On Fri, 16 Feb 2024, Richard Henderson wrote:
> Because non-embedded aarch64 is expected to have AdvSIMD enabled, merely
> double-check with the compiler flags for __ARM_NEON and don't bother with
> a runtime check. Otherwise, model the loop after the x86 SSE2 function,
> and use VADDV to reduce the four vector comparisons.
Commit message will need a refresh (s/VADDV/UMAXV/, and there are no
vector comparisons anymore, "reduce the four vector components" perhaps).
It appears AdvSIMD types do not carry the may_alias attribute, unlike
x86 immintrin.h types.

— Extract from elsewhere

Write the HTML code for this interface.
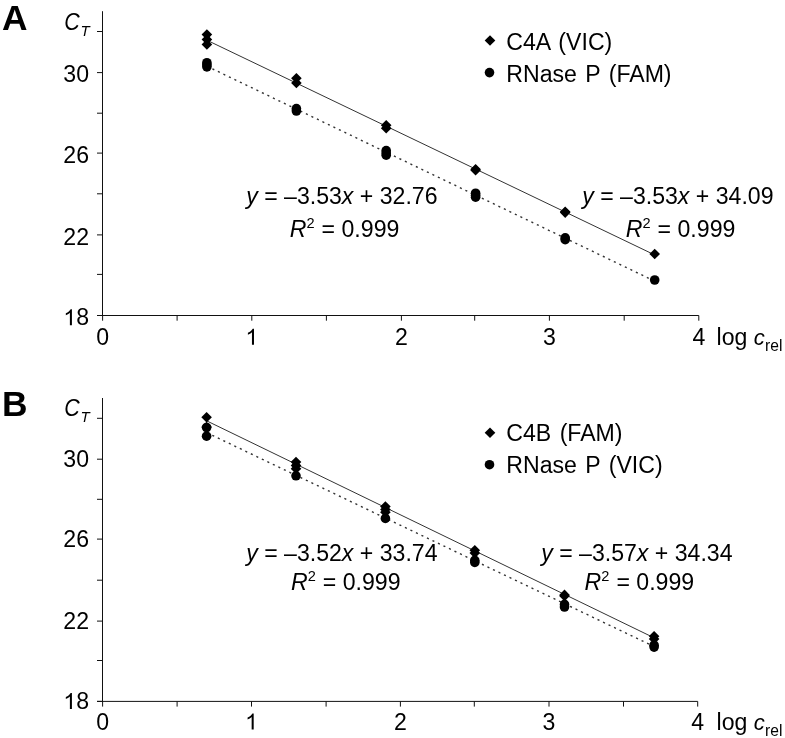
<!DOCTYPE html>
<html><head><meta charset="utf-8"><style>
html,body{margin:0;padding:0;background:#fff;width:785px;height:738px;overflow:hidden}
text{font-family:"Liberation Sans", sans-serif}
</style></head><body>
<svg width="785" height="738" viewBox="0 0 785 738" style="display:block;filter:grayscale(1)">
<rect width="785" height="738" fill="#fff"/>
<g stroke="#111" stroke-width="1" fill="none">
<line x1="102.5" y1="11.21" x2="102.5" y2="315.50"/>
<line x1="97" y1="315.50" x2="698.80" y2="315.50"/>
<line x1="97" y1="315.50" x2="102.5" y2="315.50"/>
<line x1="97" y1="274.40" x2="102.5" y2="274.40"/>
<line x1="97" y1="234.90" x2="102.5" y2="234.90"/>
<line x1="97" y1="193.80" x2="102.5" y2="193.80"/>
<line x1="97" y1="153.10" x2="102.5" y2="153.10"/>
<line x1="97" y1="113.20" x2="102.5" y2="113.20"/>
<line x1="97" y1="72.60" x2="102.5" y2="72.60"/>
<line x1="97" y1="31.50" x2="102.5" y2="31.50"/>
<line x1="102.60" y1="315.50" x2="102.60" y2="320.70"/>
<line x1="177.10" y1="315.50" x2="177.10" y2="320.70"/>
<line x1="251.80" y1="315.50" x2="251.80" y2="320.70"/>
<line x1="326.40" y1="315.50" x2="326.40" y2="320.70"/>
<line x1="401.40" y1="315.50" x2="401.40" y2="320.70"/>
<line x1="474.70" y1="315.50" x2="474.70" y2="320.70"/>
<line x1="549.40" y1="315.50" x2="549.40" y2="320.70"/>
<line x1="624.20" y1="315.50" x2="624.20" y2="320.70"/>
<line x1="698.80" y1="315.50" x2="698.80" y2="320.70"/>
</g>
<g font-family='"Liberation Sans", sans-serif' font-size="23.1" fill="#000">
<path transform="translate(63.31 325.30) scale(0.01128 -0.01128)" d="M763 0H583V1106Q518 1046 412.5 986T223 897V1064Q375 1133 489 1230T650 1419H763Z" fill="#000"/><text transform="translate(76.15 325.30) scale(1.0 1)">8</text>
<text transform="translate(63.31 244.70) scale(1.0 1)">22</text>
<text transform="translate(63.31 162.90) scale(1.0 1)">26</text>
<text transform="translate(63.31 82.40) scale(1.0 1)">30</text>
<text transform="translate(96.18 344.80) scale(1.0 1)">0</text>
<path transform="translate(245.38 344.80) scale(0.01128 -0.01128)" d="M763 0H583V1106Q518 1046 412.5 986T223 897V1064Q375 1133 489 1230T650 1419H763Z" fill="#000"/>
<text transform="translate(394.98 344.80) scale(1.0 1)">2</text>
<text transform="translate(542.98 344.80) scale(1.0 1)">3</text>
<text transform="translate(692.38 344.80) scale(1.0 1)">4</text>
<text transform="translate(716.50 344.80) scale(1.0 1)">log <tspan font-style="italic" font-size="22">c</tspan><tspan font-size="15.6" dy="6" dx="0.3">rel</tspan></text>
<text transform="translate(64.3 29.70) scale(0.9 1)" font-style="italic" font-size="23.8">C</text>
<text transform="translate(80.50 35.70) scale(1.0 1)" font-style="italic" font-size="15">T</text>
<text x="2" y="29.70" font-size="35.3" font-weight="bold">A</text>
<text transform="translate(506.30 49.50) scale(1.0 1)" word-spacing="2">C4A (VIC)</text>
<text transform="translate(506.30 81.60) scale(1.0 1)" word-spacing="2">RNase P (FAM)</text>
</g>
<path d="M490 35.20 l5.3 5.3 l-5.3 5.3 l-5.3 -5.3z" fill="#000"/>
<circle cx="489.5" cy="72.60" r="4.8" fill="#000"/>
<line x1="206.9" y1="40.2" x2="654.0" y2="254.6" stroke="#333" stroke-width="1"/>
<line x1="206.9" y1="66.2" x2="654.0" y2="280.8" stroke="#333" stroke-width="1.4" stroke-dasharray="2.1 4.0"/>
<circle cx="206.90" cy="62.75" r="4.8" fill="#000"/>
<circle cx="206.90" cy="64.80" r="4.8" fill="#000"/>
<circle cx="206.90" cy="66.85" r="4.8" fill="#000"/>
<circle cx="296.40" cy="108.60" r="4.8" fill="#000"/>
<circle cx="296.40" cy="111.00" r="4.8" fill="#000"/>
<circle cx="386.20" cy="150.60" r="4.8" fill="#000"/>
<circle cx="386.20" cy="152.90" r="4.8" fill="#000"/>
<circle cx="386.20" cy="155.20" r="4.8" fill="#000"/>
<circle cx="475.60" cy="193.20" r="4.8" fill="#000"/>
<circle cx="475.60" cy="195.20" r="4.8" fill="#000"/>
<circle cx="475.60" cy="197.20" r="4.8" fill="#000"/>
<circle cx="565.20" cy="237.90" r="4.8" fill="#000"/>
<circle cx="565.20" cy="239.70" r="4.8" fill="#000"/>
<circle cx="654.70" cy="280.00" r="4.8" fill="#000"/>
<path d="M206.90 29.30 l5.3 5.3 l-5.3 5.3 l-5.3 -5.3z" fill="#000"/>
<path d="M206.90 34.20 l5.3 5.3 l-5.3 5.3 l-5.3 -5.3z" fill="#000"/>
<path d="M206.90 39.10 l5.3 5.3 l-5.3 5.3 l-5.3 -5.3z" fill="#000"/>
<path d="M296.40 73.00 l5.3 5.3 l-5.3 5.3 l-5.3 -5.3z" fill="#000"/>
<path d="M296.40 77.70 l5.3 5.3 l-5.3 5.3 l-5.3 -5.3z" fill="#000"/>
<path d="M386.20 119.90 l5.3 5.3 l-5.3 5.3 l-5.3 -5.3z" fill="#000"/>
<path d="M386.20 122.90 l5.3 5.3 l-5.3 5.3 l-5.3 -5.3z" fill="#000"/>
<path d="M475.60 163.90 l5.3 5.3 l-5.3 5.3 l-5.3 -5.3z" fill="#000"/>
<path d="M475.60 165.00 l5.3 5.3 l-5.3 5.3 l-5.3 -5.3z" fill="#000"/>
<path d="M565.20 206.40 l5.3 5.3 l-5.3 5.3 l-5.3 -5.3z" fill="#000"/>
<path d="M565.20 207.30 l5.3 5.3 l-5.3 5.3 l-5.3 -5.3z" fill="#000"/>
<path d="M654.70 248.70 l5.3 5.3 l-5.3 5.3 l-5.3 -5.3z" fill="#000"/>
<g font-family='"Liberation Sans", sans-serif' font-size="23.1" fill="#000">
<text transform="translate(246.20 203.60) scale(1.0 1)"><tspan font-style="italic">y</tspan> = &#8211;3.53<tspan font-style="italic">x</tspan> + 32.76</text>
<text transform="translate(289.80 237.00) scale(1.0 1)"><tspan font-style="italic">R</tspan><tspan font-size="14.6" dy="-8.6">2</tspan><tspan dy="8.6" dx="0.6"> = 0.999</tspan></text>
<text transform="translate(582.20 203.60) scale(1.0 1)"><tspan font-style="italic">y</tspan> = &#8211;3.53<tspan font-style="italic">x</tspan> + 34.09</text>
<text transform="translate(625.80 237.00) scale(1.0 1)"><tspan font-style="italic">R</tspan><tspan font-size="14.6" dy="-8.6">2</tspan><tspan dy="8.6" dx="0.6"> = 0.999</tspan></text>
</g>
<g stroke="#111" stroke-width="1" fill="none">
<line x1="102.5" y1="398.01" x2="102.5" y2="701.40"/>
<line x1="97" y1="701.40" x2="697.70" y2="701.40"/>
<line x1="97" y1="701.40" x2="102.5" y2="701.40"/>
<line x1="97" y1="660.50" x2="102.5" y2="660.50"/>
<line x1="97" y1="621.10" x2="102.5" y2="621.10"/>
<line x1="97" y1="580.20" x2="102.5" y2="580.20"/>
<line x1="97" y1="539.10" x2="102.5" y2="539.10"/>
<line x1="97" y1="499.30" x2="102.5" y2="499.30"/>
<line x1="97" y1="459.20" x2="102.5" y2="459.20"/>
<line x1="97" y1="418.30" x2="102.5" y2="418.30"/>
<line x1="102.60" y1="701.40" x2="102.60" y2="706.60"/>
<line x1="177.10" y1="701.40" x2="177.10" y2="706.60"/>
<line x1="251.50" y1="701.40" x2="251.50" y2="706.60"/>
<line x1="326.10" y1="701.40" x2="326.10" y2="706.60"/>
<line x1="400.40" y1="701.40" x2="400.40" y2="706.60"/>
<line x1="474.30" y1="701.40" x2="474.30" y2="706.60"/>
<line x1="549.00" y1="701.40" x2="549.00" y2="706.60"/>
<line x1="623.50" y1="701.40" x2="623.50" y2="706.60"/>
<line x1="697.70" y1="701.40" x2="697.70" y2="706.60"/>
</g>
<g font-family='"Liberation Sans", sans-serif' font-size="23.1" fill="#000">
<path transform="translate(63.31 709.00) scale(0.01128 -0.01128)" d="M763 0H583V1106Q518 1046 412.5 986T223 897V1064Q375 1133 489 1230T650 1419H763Z" fill="#000"/><text transform="translate(76.15 709.00) scale(1.0 1)">8</text>
<text transform="translate(63.31 628.70) scale(1.0 1)">22</text>
<text transform="translate(63.31 546.70) scale(1.0 1)">26</text>
<text transform="translate(63.31 466.80) scale(1.0 1)">30</text>
<text transform="translate(96.18 729.50) scale(1.0 1)">0</text>
<path transform="translate(245.08 729.50) scale(0.01128 -0.01128)" d="M763 0H583V1106Q518 1046 412.5 986T223 897V1064Q375 1133 489 1230T650 1419H763Z" fill="#000"/>
<text transform="translate(393.98 729.50) scale(1.0 1)">2</text>
<text transform="translate(542.58 729.50) scale(1.0 1)">3</text>
<text transform="translate(691.28 729.50) scale(1.0 1)">4</text>
<text transform="translate(716.50 729.50) scale(1.0 1)">log <tspan font-style="italic" font-size="22">c</tspan><tspan font-size="15.6" dy="6" dx="0.3">rel</tspan></text>
<text transform="translate(64.3 416.00) scale(0.9 1)" font-style="italic" font-size="23.8">C</text>
<text transform="translate(80.50 422.00) scale(1.0 1)" font-style="italic" font-size="15">T</text>
<text x="2" y="415.60" font-size="35.3" font-weight="bold">B</text>
<text transform="translate(506.30 441.30) scale(1.0 1)" word-spacing="2">C4B (FAM)</text>
<text transform="translate(506.30 472.90) scale(1.0 1)" word-spacing="2">RNase P (VIC)</text>
</g>
<path d="M490 427.40 l5.3 5.3 l-5.3 5.3 l-5.3 -5.3z" fill="#000"/>
<circle cx="489.5" cy="464.70" r="4.8" fill="#000"/>
<line x1="206.8" y1="420.9" x2="653.2" y2="637.4" stroke="#333" stroke-width="1"/>
<line x1="206.8" y1="432.7" x2="653.2" y2="646.1" stroke="#333" stroke-width="1.4" stroke-dasharray="2.1 4.0"/>
<circle cx="206.60" cy="427.50" r="4.8" fill="#000"/>
<circle cx="206.60" cy="436.20" r="4.8" fill="#000"/>
<circle cx="296.00" cy="475.80" r="4.8" fill="#000"/>
<circle cx="385.40" cy="518.40" r="4.8" fill="#000"/>
<circle cx="474.80" cy="560.40" r="4.8" fill="#000"/>
<circle cx="474.80" cy="562.40" r="4.8" fill="#000"/>
<circle cx="564.50" cy="604.40" r="4.8" fill="#000"/>
<circle cx="564.50" cy="607.00" r="4.8" fill="#000"/>
<circle cx="654.10" cy="645.20" r="4.8" fill="#000"/>
<circle cx="654.10" cy="647.10" r="4.8" fill="#000"/>
<path d="M206.60 411.90 l5.3 5.3 l-5.3 5.3 l-5.3 -5.3z" fill="#000"/>
<path d="M206.60 421.70 l5.3 5.3 l-5.3 5.3 l-5.3 -5.3z" fill="#000"/>
<path d="M296.00 456.80 l5.3 5.3 l-5.3 5.3 l-5.3 -5.3z" fill="#000"/>
<path d="M296.00 460.10 l5.3 5.3 l-5.3 5.3 l-5.3 -5.3z" fill="#000"/>
<path d="M296.00 463.40 l5.3 5.3 l-5.3 5.3 l-5.3 -5.3z" fill="#000"/>
<path d="M385.40 501.30 l5.3 5.3 l-5.3 5.3 l-5.3 -5.3z" fill="#000"/>
<path d="M385.40 504.20 l5.3 5.3 l-5.3 5.3 l-5.3 -5.3z" fill="#000"/>
<path d="M385.40 507.00 l5.3 5.3 l-5.3 5.3 l-5.3 -5.3z" fill="#000"/>
<path d="M474.80 544.90 l5.3 5.3 l-5.3 5.3 l-5.3 -5.3z" fill="#000"/>
<path d="M474.80 547.70 l5.3 5.3 l-5.3 5.3 l-5.3 -5.3z" fill="#000"/>
<path d="M564.50 589.60 l5.3 5.3 l-5.3 5.3 l-5.3 -5.3z" fill="#000"/>
<path d="M564.50 590.70 l5.3 5.3 l-5.3 5.3 l-5.3 -5.3z" fill="#000"/>
<path d="M654.10 630.90 l5.3 5.3 l-5.3 5.3 l-5.3 -5.3z" fill="#000"/>
<path d="M654.10 633.70 l5.3 5.3 l-5.3 5.3 l-5.3 -5.3z" fill="#000"/>
<g font-family='"Liberation Sans", sans-serif' font-size="23.1" fill="#000">
<text transform="translate(246.20 561.20) scale(1.0 1)"><tspan font-style="italic">y</tspan> = &#8211;3.52<tspan font-style="italic">x</tspan> + 33.74</text>
<text transform="translate(291.00 589.50) scale(1.0 1)"><tspan font-style="italic">R</tspan><tspan font-size="14.6" dy="-8.6">2</tspan><tspan dy="8.6" dx="0.6"> = 0.999</tspan></text>
<text transform="translate(541.20 561.40) scale(1.0 1)"><tspan font-style="italic">y</tspan> = &#8211;3.57<tspan font-style="italic">x</tspan> + 34.34</text>
<text transform="translate(584.60 589.80) scale(1.0 1)"><tspan font-style="italic">R</tspan><tspan font-size="14.6" dy="-8.6">2</tspan><tspan dy="8.6" dx="0.6"> = 0.999</tspan></text>
</g>
</svg>
</body></html>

This does not matter for Qemu since it is built
with -fno-strict-aliasing anyway, just mentioning for completeness.
(for aliasing-safe reuse of this code elsewhere, I'd suggest
typedef uint32x4_t uint32x4_a __attribute__((may_alias));
and using the new type in declarations of 'p' and 'e')
Alexander
> Signed-off-by: Richard Henderson <richard.hender...@linaro.org>
> ---
> util/bufferiszero.c | 77 +++++++++++++++++++++++++++++++++++++++++++++
> 1 file changed, 77 insertions(+)
>
> diff --git a/util/bufferiszero.c b/util/bufferiszero.c
> index 9b338f7be5..77db305bb0 100644
> --- a/util/bufferiszero.c
> +++ b/util/bufferiszero.c
> @@ -214,7 +214,84 @@ bool test_buffer_is_zero_next_accel(void)
> }
> return false;
> }
> +
> +#elif defined(__aarch64__) && defined(__ARM_NEON)
> +#include <arm_neon.h>
> +
> +#define REASSOC_BARRIER(vec0, vec1) asm("" : "+w"(vec0), "+w"(vec1))
> +
> +static bool buffer_is_zero_simd(const void *buf, size_t len)
> +{
> + uint32x4_t t0, t1, t2, t3;
> +
> + /* Align head/tail to 16-byte boundaries. */
> + const uint32x4_t *p = QEMU_ALIGN_PTR_DOWN(buf + 16, 16);
> + const uint32x4_t *e = QEMU_ALIGN_PTR_DOWN(buf + len - 1, 16);
> +
> + /* Unaligned loads at head/tail. */
> + t0 = vld1q_u32(buf) | vld1q_u32(buf + len - 16);
> +
> + /* Collect a partial block at tail end. */
> + t1 = e[-7] | e[-6];
> + t2 = e[-5] | e[-4];
> + t3 = e[-3] | e[-2];
> + t0 |= e[-1];
> + REASSOC_BARRIER(t0, t1);
> + REASSOC_BARRIER(t2, t3);
> + t0 |= t1;
> + t2 |= t3;
> + REASSOC_BARRIER(t0, t2);
> + t0 |= t2;
> +
> + /*
> + * Loop over complete 128-byte blocks.
> + * With the head and tail removed, e - p >= 14, so the loop
> + * must iterate at least once.
> + */
> + do {
> + /*
> + * Reduce via UMAXV. Whatever the actual result,
> + * it will only be zero if all input bytes are zero.
> + */
> + if (unlikely(vmaxvq_u32(t0) != 0)) {
> + return false;
> + }
> +
> + t0 = p[0] | p[1];
> + t1 = p[2] | p[3];
> + t2 = p[4] | p[5];
> + t3 = p[6] | p[7];
> + REASSOC_BARRIER(t0, t1);
> + REASSOC_BARRIER(t2, t3);
> + t0 |= t1;
> + t2 |= t3;
> + REASSOC_BARRIER(t0, t2);
> + t0 |= t2;
> + p += 8;
> + } while (p < e - 7);
> +
> + return vmaxvq_u32(t0) == 0;
> +}
> +
> +static biz_accel_fn const accel_table[] = {
> + buffer_is_zero_int_ge256,
> + buffer_is_zero_simd,
> +};
> +
> +static unsigned accel_index = 1;
> +#define INIT_ACCEL buffer_is_zero_simd
> +
> +bool test_buffer_is_zero_next_accel(void)
> +{
> + if (accel_index != 0) {
> + buffer_is_zero_accel = accel_table[--accel_index];
> + return true;
> + }
> + return false;
> +}
> +
> #else
> +
> bool test_buffer_is_zero_next_accel(void)
> {
> return false;
>